TV Review: SUPERNATURAL 6.17 - My Heart Will Go On

SUPERNATURAL returns from hiatus to present a What If..? episode that really works, and seems to begin pulling the disparate metastories together.

It looks like I missed a couple of these. Supernatural airing on Friday nights makes it hard for a man about town like myself to catch episodes live, and sometimes they tend to just pile up on the DVR. But this week, after enduring the excruciating Scream 4 I returned home to catch up with those Winchester boys and was soothed and calmed by an excellent episode.

At first it seemed like the episode would be a Final Destination riff (fitting, since the FX house who does Supernatural also did the upcoming Final Destination 5), but it quickly turned out that it was actually an alternate universe tale - Balthazar had gone back in time and stopped the Titanic from ever sinking. His given rationale: he hated the movie and the Celine Dion song from it. “I’ve saved humanity from one more Billy Zane film,” he reasoned.

But the butterfly was in full effect - the Final Destination style kills turned out to be Fate, killing all the 50,000 extra people who had been born as a result of folks on the Titanic never dying. And there were other changes, including Detroit as a boom town, the boys driving a striped Mustang… and long-dead hunters Ellen and Jo still being alive. On top of that, Ellen is married to Bobby, who is still recovering from killing Rufus in the episode that riffed on The Thing.

My Heart Will Go On is the kind of Supernatural I like a lot. It’s funny, it’s got a little bit of gore, and it presents the characters with real dilemmas. Sam and Dean discover that if they fix Balthazar’s messing about in time Ellen and Jo will die. Unfortunately the show really dances around all that, never making Sam and Dean truly have to make a hard choice. While they’re getting into action to kill Fate, everything ends up coming down to Castiel. It seems that the unsinking of the Titanic was his idea, as a way of stocking up on souls for the war in Heaven, and he opts to undo the damage rather than let Fate take her revenge on Sam and Dean. On the one hand it’s a nice illustration of Castiel’s relationship with the boys, but on the other it’s a bummer that Sam and Dean didn’t have to do much soul searching about how to best deal with the situation.

The Lore

This week’s episode felt like it deftly handled the mythology, as well as the two larger season plots. Bobby throws himself into researching Eve, which makes it feel less like everybody just forgot the Big Monster Mommy while they’re off having a one-off episode. Meanwhile, the unsinking of the Titanic comes as a desperate attempt to generate more souls for Castiel’s war. I like that this is both an insight into the war and a creative bit of thinking.

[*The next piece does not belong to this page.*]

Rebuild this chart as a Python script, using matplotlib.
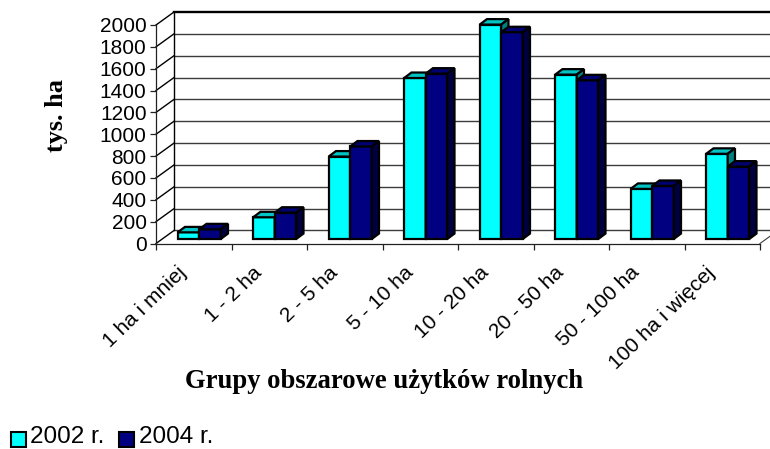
import numpy as np
import matplotlib
matplotlib.use("Agg")
import matplotlib.pyplot as plt
from matplotlib.patches import Rectangle

categories = ["1 ha i mniej", "1 - 2 ha", "2 - 5 ha", "5 - 10 ha", "10 - 20 ha",
              "20 - 50 ha", "50 - 100 ha", "100 ha i więcej"]
values_2002 = [61, 199, 755, 1474, 1963, 1505, 459, 780]
values_2004 = [89, 241, 847, 1514, 1893, 1453, 486, 663]
y_ticks = [0, 200, 400, 600, 800, 1000, 1200, 1400, 1600, 1800, 2000]

W, H = 770, 449

# 3d look, depth of the wall and of one bar in data units
wall_dx, wall_dy = 18 / 75.5, 119
bar_dx, bar_dy = 7.3 / 75.5, 50
bar_floor = 41
bar_start, bar_w = 0.287, 0.285
edge_w = 1.6


def draw_bar(ax, x, v, front, top, side):
    y = bar_floor + v
    ax.bar(x, v, bottom=bar_floor, width=bar_w, align="edge", color=front,
           edgecolor="black", linewidth=edge_w, zorder=3, clip_on=False)
    ax.fill([x, x + bar_dx, x + bar_w + bar_dx, x + bar_w],
            [y, y + bar_dy, y + bar_dy, y], facecolor=top, edgecolor="black",
            linewidth=edge_w, zorder=3, clip_on=False)
    ax.fill([x + bar_w, x + bar_w + bar_dx, x + bar_w + bar_dx, x + bar_w],
            [bar_floor, bar_floor + bar_dy, y + bar_dy, y], facecolor=side, edgecolor="black",
            linewidth=edge_w, zorder=3, clip_on=False)


plt.rcParams["font.family"] = ["Liberation Sans", "DejaVu Sans"]
fig = plt.figure(figsize=(W / 100, H / 100), dpi=100)
ax = fig.add_axes([156 / W, 1 - 243.5 / H, (760 - 156) / W, (243.5 - 25) / H])
ax.set_xlim(0, len(categories))
ax.set_ylim(0, 2000)
ax.patch.set_visible(False)

# back wall, gridlines run over the side wall and then to the right
right = len(categories) + wall_dx
for v in y_ticks:
    top_line = v == y_ticks[-1]
    ax.plot([0, wall_dx], [v, v + wall_dy], color="black", lw=1.0, zorder=1, clip_on=False)
    ax.plot([wall_dx, right], [v + wall_dy, v + wall_dy], color="black" if top_line else "#3c3c3c",
            lw=1.7 if top_line else 1.0, zorder=1, clip_on=False)
ax.plot([wall_dx, wall_dx], [0 + wall_dy, 2000 + wall_dy], color="black", lw=1.0, zorder=1, clip_on=False)
ax.plot([len(categories), right], [0, wall_dy], color="#3c3c3c", lw=0.8, zorder=1, clip_on=False)

for i in range(len(categories)):
    x = i + bar_start
    draw_bar(ax, x, values_2002[i], "#00ffff", "#00c4c4", "#008080")
    draw_bar(ax, x + bar_w, values_2004[i], "#000080", "#000070", "#000040")

for name in ["top", "right"]:
    ax.spines[name].set_visible(False)
for name in ["left", "bottom"]:
    ax.spines[name].set_linewidth(0.9)
    ax.spines[name].set_color("#222222")

ax.set_yticks(y_ticks)
ax.tick_params(axis="y", length=4.3, width=0.9, labelsize=15, pad=2.5, color="#222222")
ax.set_xticks(np.arange(len(categories) + 1), minor=True)
ax.set_xticks(np.arange(len(categories)) + 0.28)
ax.set_xticklabels(categories, rotation=44, ha="right", va="top", rotation_mode="anchor", fontsize=15)
ax.tick_params(axis="x", which="major", length=0, pad=14)
ax.tick_params(axis="x", which="minor", length=4.3, width=0.9, color="#222222")

fig.text(57 / W, 1 - 115 / H, "tys. ha", rotation=90, ha="center", va="center",
         family=["Liberation Serif"], fontweight="bold", fontsize=18.9)
fig.text(384 / W, 1 - 382 / H, "Grupy obszarowe użytków rolnych", ha="center", va="center",
         family=["Liberation Serif"], fontweight="bold", fontsize=19.2)

# legend
for px, color in [(11, "#00ffff"), (119, "#000080")]:
    fig.add_artist(Rectangle((px / W, 1 - 446.5 / H), 15 / W, 15 / H, transform=fig.transFigure,
                             facecolor=color, edgecolor="black", linewidth=1.5))
fig.text(30 / W, 1 - 437 / H, "2002 r.", ha="left", va="center", fontsize=17.5)
fig.text(139 / W, 1 - 437 / H, "2004 r.", ha="left", va="center", fontsize=17.5)

fig.savefig("out.png", dpi=100)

I also really liked that this episode truly addressed the aftermath of averting the Apocalypse. Fate is pissed off because post-season five she has just nothing to do. Nothing is written anymore, and there’s nobody in Heaven who can give her further marching orders.

That post-Apocalypse chaos also impacts things as big as the space-time continuum; while it was previously asserted that you couldn’t change history now Balthazar can do just that. I wonder if there will be any further exploration of this idea - are other ‘laws’ now up for grabs? Could someone come along and rewrite gravity? Could effect come before cause? I doubt the show will get that metaphysical, but it’s interesting to consider.

We’re hitting the home stretch of season six now. It’s been a bumpy ride, with some problem episodes and some great episodes, but without a strong, coherent vision. This episode felt like one that should have run in the first half, helping redefine the post-Apocalypse universe and giving a better understanding of Sam and Dean’s place in it (and actually, soulless Sam arguing with Dean about unsinking the Titanic could have been interesting). Still, better late than never, and hopefully this episode represents a tightening of the metaplot across the board.

One thing for sure: it represented the return of classic rock, for which I am immeasurably grateful. And it was used in a clever, fun way as well!